_Task statement_
Copy all of the material word for word, except for the pictures.

_Data shown_
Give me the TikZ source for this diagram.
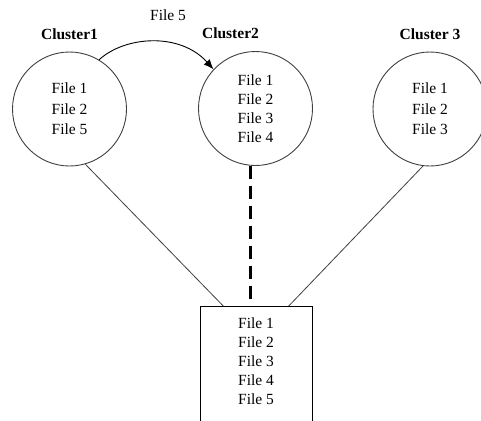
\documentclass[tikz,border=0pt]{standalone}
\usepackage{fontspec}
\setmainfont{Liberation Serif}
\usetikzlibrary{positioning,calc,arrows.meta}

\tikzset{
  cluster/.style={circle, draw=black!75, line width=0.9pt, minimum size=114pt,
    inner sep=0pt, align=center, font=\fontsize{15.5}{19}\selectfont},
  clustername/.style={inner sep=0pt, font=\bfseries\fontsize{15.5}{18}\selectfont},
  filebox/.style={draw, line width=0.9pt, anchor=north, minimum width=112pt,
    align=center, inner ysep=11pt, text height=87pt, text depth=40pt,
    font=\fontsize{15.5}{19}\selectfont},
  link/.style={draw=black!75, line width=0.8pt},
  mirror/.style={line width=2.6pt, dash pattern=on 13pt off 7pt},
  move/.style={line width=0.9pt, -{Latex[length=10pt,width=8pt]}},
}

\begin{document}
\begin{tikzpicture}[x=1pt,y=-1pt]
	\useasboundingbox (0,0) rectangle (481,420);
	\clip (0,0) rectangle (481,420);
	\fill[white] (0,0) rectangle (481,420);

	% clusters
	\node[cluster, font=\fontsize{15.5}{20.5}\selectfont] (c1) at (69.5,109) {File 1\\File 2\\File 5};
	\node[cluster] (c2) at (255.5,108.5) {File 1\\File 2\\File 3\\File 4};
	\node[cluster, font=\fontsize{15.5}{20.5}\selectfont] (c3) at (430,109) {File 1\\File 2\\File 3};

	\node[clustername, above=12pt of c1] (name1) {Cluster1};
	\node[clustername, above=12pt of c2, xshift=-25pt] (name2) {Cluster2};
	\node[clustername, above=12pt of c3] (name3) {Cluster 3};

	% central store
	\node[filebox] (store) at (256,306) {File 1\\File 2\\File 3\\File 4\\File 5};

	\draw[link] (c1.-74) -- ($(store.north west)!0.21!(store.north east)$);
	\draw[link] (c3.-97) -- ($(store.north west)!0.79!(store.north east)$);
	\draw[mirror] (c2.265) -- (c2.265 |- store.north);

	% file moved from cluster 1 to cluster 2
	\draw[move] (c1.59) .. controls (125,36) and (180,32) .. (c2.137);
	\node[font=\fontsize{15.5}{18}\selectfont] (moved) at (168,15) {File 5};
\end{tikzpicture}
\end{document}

_Output for this task_
Give me the TikZ source for this diagram.
\documentclass[tikz,border=0pt]{standalone}
\usepackage{fontspec}
\setmainfont{Liberation Serif}
\usetikzlibrary{positioning,calc,arrows.meta}

\tikzset{
  cluster/.style={circle, draw=black!75, line width=0.9pt, minimum size=114pt,
    inner sep=0pt, align=center, font=\fontsize{15.5}{19}\selectfont},
  clustername/.style={inner sep=0pt, font=\bfseries\fontsize{15.5}{18}\selectfont},
  filebox/.style={draw, line width=0.9pt, anchor=north, minimum width=112pt,
    align=center, inner ysep=11pt, text height=87pt, text depth=40pt,
    font=\fontsize{15.5}{19}\selectfont},
  link/.style={draw=black!75, line width=0.8pt},
  mirror/.style={line width=2.6pt, dash pattern=on 13pt off 7pt},
  move/.style={line width=0.9pt, -{Latex[length=10pt,width=8pt]}},
}

\begin{document}
\begin{tikzpicture}[x=1pt,y=-1pt]
	\useasboundingbox (0,0) rectangle (481,420);
	\clip (0,0) rectangle (481,420);
	\fill[white] (0,0) rectangle (481,420);

	% clusters
	\node[cluster, font=\fontsize{15.5}{20.5}\selectfont] (c1) at (69.5,109) {File 1\\File 2\\File 5};
	\node[cluster] (c2) at (255.5,108.5) {File 1\\File 2\\File 3\\File 4};
	\node[cluster, font=\fontsize{15.5}{20.5}\selectfont] (c3) at (430,109) {File 1\\File 2\\File 3};

	\node[clustername, above=12pt of c1] (name1) {Cluster1};
	\node[clustername, above=12pt of c2, xshift=-25pt] (name2) {Cluster2};
	\node[clustername, above=12pt of c3] (name3) {Cluster 3};

	% central store
	\node[filebox] (store) at (256,306) {File 1\\File 2\\File 3\\File 4\\File 5};

	\draw[link] (c1.-74) -- ($(store.north west)!0.21!(store.north east)$);
	\draw[link] (c3.-97) -- ($(store.north west)!0.79!(store.north east)$);
	\draw[mirror] (c2.265) -- (c2.265 |- store.north);

	% file moved from cluster 1 to cluster 2
	\draw[move] (c1.59) .. controls (125,36) and (180,32) .. (c2.137);
	\node[font=\fontsize{15.5}{18}\selectfont] (moved) at (168,15) {File 5};
\end{tikzpicture}
\end{document}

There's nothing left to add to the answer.